- DATA LISTING:
===

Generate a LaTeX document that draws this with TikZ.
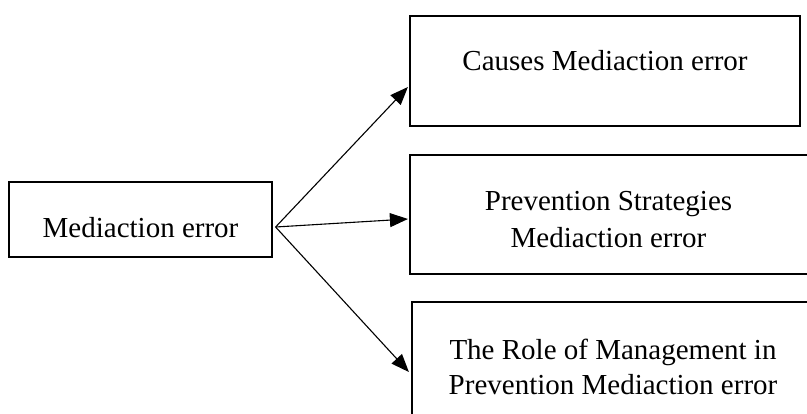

===

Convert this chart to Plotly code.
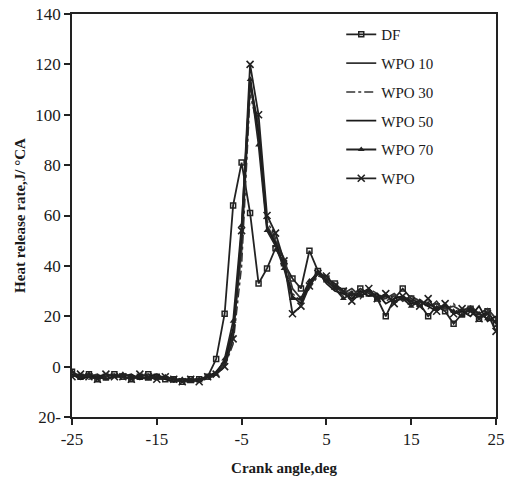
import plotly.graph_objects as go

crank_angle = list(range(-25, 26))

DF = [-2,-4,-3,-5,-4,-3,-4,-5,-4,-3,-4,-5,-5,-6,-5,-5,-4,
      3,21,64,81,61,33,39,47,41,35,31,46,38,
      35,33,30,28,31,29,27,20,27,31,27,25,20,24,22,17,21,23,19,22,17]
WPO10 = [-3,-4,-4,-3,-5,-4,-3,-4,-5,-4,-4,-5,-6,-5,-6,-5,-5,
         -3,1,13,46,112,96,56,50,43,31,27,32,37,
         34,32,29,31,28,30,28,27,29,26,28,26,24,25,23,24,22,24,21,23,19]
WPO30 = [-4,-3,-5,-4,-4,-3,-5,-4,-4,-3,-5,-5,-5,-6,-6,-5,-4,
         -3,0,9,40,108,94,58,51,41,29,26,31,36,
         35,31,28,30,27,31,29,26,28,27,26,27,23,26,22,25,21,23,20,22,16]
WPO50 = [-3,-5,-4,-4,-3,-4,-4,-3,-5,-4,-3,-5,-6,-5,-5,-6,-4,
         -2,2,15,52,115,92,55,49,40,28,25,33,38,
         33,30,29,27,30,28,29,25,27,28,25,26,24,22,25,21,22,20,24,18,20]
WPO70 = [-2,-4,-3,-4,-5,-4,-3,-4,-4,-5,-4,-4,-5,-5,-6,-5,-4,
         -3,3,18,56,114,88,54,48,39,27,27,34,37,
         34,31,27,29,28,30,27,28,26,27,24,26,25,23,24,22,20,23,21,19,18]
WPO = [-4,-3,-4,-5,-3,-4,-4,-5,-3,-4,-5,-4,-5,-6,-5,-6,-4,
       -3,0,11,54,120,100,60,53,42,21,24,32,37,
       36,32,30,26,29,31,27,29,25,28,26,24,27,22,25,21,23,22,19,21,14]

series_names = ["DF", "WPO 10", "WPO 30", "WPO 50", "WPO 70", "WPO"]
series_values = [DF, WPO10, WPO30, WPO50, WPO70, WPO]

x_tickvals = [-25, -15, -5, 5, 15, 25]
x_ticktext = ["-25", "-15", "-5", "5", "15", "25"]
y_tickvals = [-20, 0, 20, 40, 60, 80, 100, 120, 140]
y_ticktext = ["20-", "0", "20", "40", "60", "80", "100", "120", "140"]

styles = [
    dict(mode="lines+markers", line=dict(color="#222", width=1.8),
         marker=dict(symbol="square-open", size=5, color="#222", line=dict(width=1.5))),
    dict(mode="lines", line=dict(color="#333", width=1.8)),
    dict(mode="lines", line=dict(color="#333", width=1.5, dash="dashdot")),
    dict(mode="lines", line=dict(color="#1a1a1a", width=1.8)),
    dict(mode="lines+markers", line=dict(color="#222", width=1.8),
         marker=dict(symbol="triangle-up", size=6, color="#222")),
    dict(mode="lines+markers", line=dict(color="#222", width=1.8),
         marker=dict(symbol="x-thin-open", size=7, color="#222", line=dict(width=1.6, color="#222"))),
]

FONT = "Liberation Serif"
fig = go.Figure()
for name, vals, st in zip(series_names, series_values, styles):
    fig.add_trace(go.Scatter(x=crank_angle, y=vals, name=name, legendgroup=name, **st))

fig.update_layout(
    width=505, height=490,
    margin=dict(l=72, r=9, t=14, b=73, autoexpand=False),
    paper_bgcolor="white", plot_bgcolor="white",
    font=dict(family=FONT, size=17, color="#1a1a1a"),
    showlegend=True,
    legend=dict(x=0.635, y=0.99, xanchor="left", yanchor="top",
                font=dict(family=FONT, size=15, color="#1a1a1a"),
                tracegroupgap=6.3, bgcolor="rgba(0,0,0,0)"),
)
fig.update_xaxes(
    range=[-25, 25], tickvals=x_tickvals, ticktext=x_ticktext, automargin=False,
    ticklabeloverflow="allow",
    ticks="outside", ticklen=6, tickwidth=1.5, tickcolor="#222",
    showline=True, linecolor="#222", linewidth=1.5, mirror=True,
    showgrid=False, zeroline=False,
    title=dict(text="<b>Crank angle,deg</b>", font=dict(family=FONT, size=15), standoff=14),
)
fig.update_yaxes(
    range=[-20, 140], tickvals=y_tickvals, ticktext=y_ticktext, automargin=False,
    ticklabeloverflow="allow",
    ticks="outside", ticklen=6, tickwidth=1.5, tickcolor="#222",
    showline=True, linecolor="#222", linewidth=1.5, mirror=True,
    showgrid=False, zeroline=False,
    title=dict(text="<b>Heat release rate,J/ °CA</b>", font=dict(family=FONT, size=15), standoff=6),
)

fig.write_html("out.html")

===

- WRITTEN TASK: Reproduce the entries exactly, from the line with "Convert this chart to Plotly code." to the line with "crank_angle = list(range(-25, 26))", both lines included, keeping no pictures.

- COMPLETED TASK:
Convert this chart to Plotly code.
import plotly.graph_objects as go

crank_angle = list(range(-25, 26))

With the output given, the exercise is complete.